As mayor I will convene the relevant stakeholders in our community, from neighborhood leaders to our librarians to our schools and our business community, to build a long-term investment strategy to ensure that we maintain a world class public library system.
Could you tell us about a book that has influenced you as a person and shaped your political agenda?
McGinn: The Warmth of Other Suns by Isabel Wilkerson gave me a deeper understanding of the profound impact on American society and culture caused by the migration of blacks out of the south and into the cities of the Northeast, Midwest and Western states. The story was told in part by tracking the stories of individuals who made the journey out of oppressive conditions to create their new lives.
I have a particular liking for non-fiction and first person narratives. Memorable examples include Wild Swans by Jung Chang, When Heaven and Earth Changed Places by Le Ly Hayslip, Nisei Daughter by Monica Itoi Sone, The Oregon Trail by Frances Parkman, Two Years Before the Mast by Richard Henry Dana, Jr., The Northwest Coast, Or, Three Years' Residence in Washington Territory by James Swan, and Son of the Revolution by Liang Heng & Judith Shapiro.

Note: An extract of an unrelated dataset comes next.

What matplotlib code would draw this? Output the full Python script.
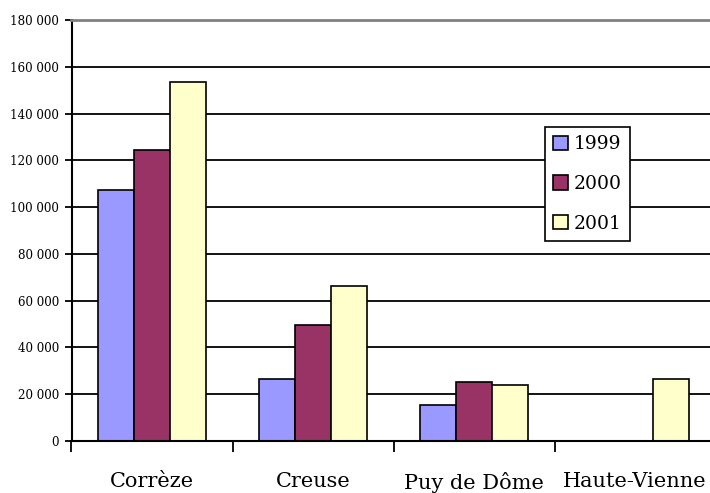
import matplotlib
matplotlib.use('Agg')
import matplotlib.pyplot as plt
import numpy as np

departements = ['Corrèze', 'Creuse', 'Puy de Dôme', 'Haute-Vienne']
annees = ['1999', '2000', '2001']
v1999 = [107300, 26700, 15200, 0]
v2000 = [124500, 49800, 25400, 0]
v2001 = [153600, 66100, 24000, 26500]
couleurs = ['#9999FF', '#993366', '#FFFFCC']

plt.rcParams['font.family'] = ['DejaVu Serif']

fig = plt.figure(figsize=(7.1, 4.93), dpi=100)
ax = fig.add_axes([71.5 / 710, 52 / 493, 644 / 710, 421 / 493])

x = np.arange(len(departements))
w = 0.224
for k, (vals, c, lab) in enumerate(zip([v1999, v2000, v2001], couleurs, annees)):
    vals = np.array(vals, dtype=float)
    keep = vals > 0
    ax.bar(x[keep] + (k - 1) * w, vals[keep], width=w, color=c,
           edgecolor='black', linewidth=1.2, label=lab, zorder=2)

ax.set_xlim(-0.5, 3.5)
ax.set_ylim(0, 180000)
ax.set_yticks(np.arange(0, 180001, 20000))
ax.set_yticklabels([f'{v:,}'.replace(',', ' ') for v in range(0, 180001, 20000)],
                   fontsize=8.6)
ax.yaxis.grid(True, color='black', linewidth=1.3)
ax.set_axisbelow(True)

ax.set_xticks([-0.5, 0.5, 1.5, 2.5, 3.5])
ax.set_xticklabels([])
ax.set_xticks(x, minor=True)
ax.set_xticklabels(departements, minor=True, fontsize=15)
ax.tick_params(axis='x', which='major', length=8, width=1.3)
ax.tick_params(axis='x', which='minor', length=0, pad=22)
ax.tick_params(axis='y', length=5, width=1.3, pad=4)

for s in ['left', 'bottom']:
    ax.spines[s].set_linewidth(1.5)
ax.spines['top'].set_color('#808080')
ax.spines['top'].set_linewidth(2)
ax.spines['right'].set_visible(False)

leg = ax.legend(loc='upper left', bbox_to_anchor=(545 / 710, 1 - 127 / 493),
                bbox_transform=fig.transFigure, borderaxespad=0, fontsize=13.5,
                frameon=True, fancybox=False, framealpha=1, edgecolor='black',
                handlelength=0.78, handleheight=0.78, handletextpad=0.3,
                labelspacing=1.15, borderpad=0.45)
leg.get_frame().set_linewidth(1.2)
leg.set_zorder(5)

fig.savefig('out.png', dpi=100)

Murray: One book that has stuck with me since I first read it was The Long Loneliness by Dorothy Day, the founder of the Catholic Worker Movement. This autobiography tells of her journey of faith and her radical commitment to the poor, the needy, the oppressed, and the voiceless. But it was more than just a commitment to care for their needs, Day was committed to standing up for social justice in all forms—at different points she was arrested for standing up for worker rights as well as taking a stand against the war. Since reading her book, I have worked to maintain social justice as a core value of my beliefs and practices, in both my political and my personal life.